Clouds represent one of the largest areas of uncertainty in climate modeling and sensitivity and thus one of the last refuges of the deniers. This is especially true of the ones that still manage to garner respect/attention from serious journalists (e.g. Dick Lindzen, Freeman Dyson, and to a lesser extent- in terms of credibility, not overall obsession with clouds- Roy Spencer), but is also rampant in the fever swamps home to common internet denialists. The claims vary but inevitably reduce to the idea that positive forcings will engage one or more negative feedbacks relating to cloud cover. Although the effect is always assumed to be global, the “evidence” offered, such as it is, comes pretty much exclusively from the lower latitudes.
Of course there are several obvious, immediate problems with the existence of such negative feedback(s). As with any claim of low climate sensitivity, it ignores empirical evidence that our climate is fully capable of 5-6°C global changes in both (warming and cooling) directions. Additionally, even if the hypothesized negative feedback existed only in the tropics and somehow functioned as a purely regional rather than global phenomenon (yes, I know, it’s best not to even try to make sense of it), the paleoclimatic evidence from the tropics still refuses to play ball. Likewise, incarnations like Lindzen’s “iris” hypothesis have the pesky shortcoming of not being backed, or outright contradicted, by observational data.
Clement et al. present modeled and observational evidence for the existence of at least regional (NE Pacific) positive cloud feedback in their paper Observational and Model Evidence for Positive Low-Level Cloud Feedback appearing in the latest issue of Science (or here). By combining surface- and satellite-based observations of clouds over the NE Pacific (which offers a suitably long record), they conclude that “changes in subtropical stratocumulus [clouds] act as a positive feedback on climate in the region.” They also note that although observational sampling is at present too sparse to conclusively confirm it, their findings indicate that this behavior is likely “part of a dominant mode of global cloud variability.”
So how do the AR4/CMIP3 models fare in reproducing the observed behavior? They find that of the suite of models employed in the CMIP3 that can be tested:
Models are grouped according to whether they have the wrong sign correlation relative to observations.

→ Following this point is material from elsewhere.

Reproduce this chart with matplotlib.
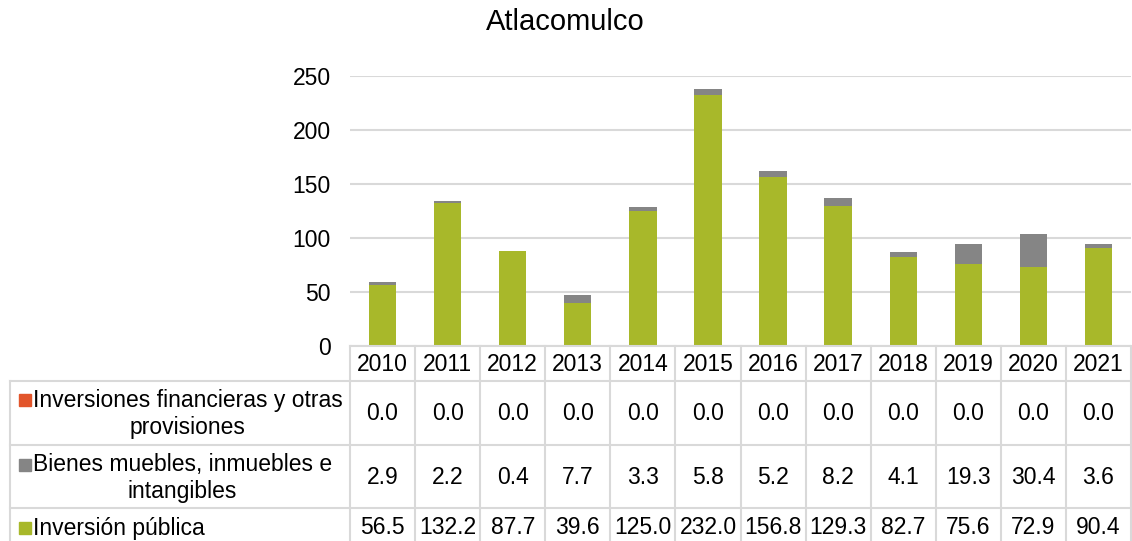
import matplotlib
matplotlib.use("Agg")
import matplotlib.pyplot as plt

plt.rcParams['font.family'] = ['Liberation Sans', 'DejaVu Sans']

years = ['2010', '2011', '2012', '2013', '2014', '2015', '2016', '2017', '2018', '2019', '2020', '2021']
inversion_publica = [56.5, 132.2, 87.7, 39.6, 125.0, 232.0, 156.8, 129.3, 82.7, 75.6, 72.9, 90.4]
bienes_muebles = [2.9, 2.2, 0.4, 7.7, 3.3, 5.8, 5.2, 8.2, 4.1, 19.3, 30.4, 3.6]
inversiones_fin = [0.0] * 12
series_names = ['Inversiones financieras y otras\nprovisiones',
                'Bienes muebles, inmuebles e\nintangibles',
                'Inversión pública']
title = 'Atlacomulco'

c_green = '#A8B82A'
c_gray = '#858585'
c_orange = '#E2552B'
c_grid = '#D9D9D9'

W, H = 1132, 541
fig = plt.figure(figsize=(W / 100, H / 100), dpi=100)

# plot area in pixel coords
px_left, px_right, px_top, px_bottom = 350, 1131, 76, 346
ax = fig.add_axes([px_left / W, 1 - px_bottom / H, (px_right - px_left) / W, (px_bottom - px_top) / H])
x = list(range(len(years)))
ax.bar(x, inversion_publica, width=0.42, color=c_green, zorder=3)
ax.bar(x, bienes_muebles, width=0.42, bottom=inversion_publica, color=c_gray, zorder=3)
tot = [a + b for a, b in zip(inversion_publica, bienes_muebles)]
ax.bar(x, inversiones_fin, width=0.42, bottom=tot, color=c_orange, zorder=3)
ax.set_xlim(-0.5, len(years) - 0.5)
ax.set_ylim(0, 250)
ax.set_yticks([0, 50, 100, 150, 200, 250])
ax.yaxis.grid(True, color=c_grid, linewidth=1.5, zorder=0)
ax.set_xticks([])
for s in ax.spines.values():
    s.set_visible(False)
ax.tick_params(axis='y', length=0, labelsize=16.5, pad=14)

fig.suptitle(title, x=565 / W, y=1 - 8 / H, va='top', fontsize=21)

# overlay for the data table
ov = fig.add_axes([0, 0, 1, 1])
ov.set_xlim(0, W)
ov.set_ylim(H, 0)
ov.axis('off')

colw = (px_right - px_left) / len(years)
row_y = [346, 381, 445, 508, 560]
lkw = dict(color=c_grid, linewidth=1.5)
ov.plot([px_left, px_right], [row_y[0], row_y[0]], **lkw)
ov.plot([10, px_right], [row_y[1], row_y[1]], **lkw)
ov.plot([10, px_right], [row_y[2], row_y[2]], **lkw)
ov.plot([10, px_right], [row_y[3], row_y[3]], **lkw)
ov.plot([10, 10], [row_y[1], H], **lkw)
for i in range(len(years) + 1):
    xx = px_left + i * colw
    ov.plot([xx, xx], [row_y[0], H], **lkw)

fs = 16.5
for i, yr in enumerate(years):
    cx = px_left + (i + 0.5) * colw
    ov.text(cx, (row_y[0] + row_y[1]) / 2 + 1, yr, ha='center', va='center', fontsize=fs)

rows = [inversiones_fin, bienes_muebles, inversion_publica]
colors = [c_orange, c_gray, c_green]
row_centers = [414, 478, 528]
label_center = [414, 478, 528]
square_y = [400, 465, 528]
for r, (vals, col, name) in enumerate(zip(rows, colors, series_names)):
    for i, v in enumerate(vals):
        cx = px_left + (i + 0.5) * colw
        ov.text(cx, row_centers[r], f'{v:.1f}', ha='center', va='center', fontsize=fs)
    ov.add_patch(plt.Rectangle((19, square_y[r] - 6), 12, 12, color=col))
    ov.text(33, label_center[r], name, ha='left', va='center', fontsize=fs,
            multialignment='center', linespacing=1.2)

fig.savefig('out.png', dpi=100)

By eliminating models successively on this basis, we are left with only two that simulate the correct sign correlations for all variables, the INMCM3.0 and the HadGEM1.
Only two? So then it’s probably safe to assume that the two are relatively close in terms of their overall behavior, right? Actually, it’s even more complicated still. The two models that accurately reproduce Clement’s phenomena actually wind up being two with vastly differing sensitivities, falling at opposite ends of the sensitivity spectrum, with HadGEM1 representing the highest sensitivity and INMCM3.0 representing the lowest. And unsettlingly, the INMCM3.0 model deviates significantly from both the multimodel mean behavior and 20th century observations in terms of capturing a weakening tropical atmospheric circulation. Which is to say that at least for the tests Clement et al. evaluate, the model with the highest sensitivity is behaving the most realistically.
Now, this does not necessarily mean that the canonical ~3°C sensitivity estimate is too low, as individual models capable of most skillfully handling specific behaviors/feedbacks aren’t necessarily the most skillful overall. But it certainly seems to be another solid blow against the “low-cloud, negative feedback” crowd.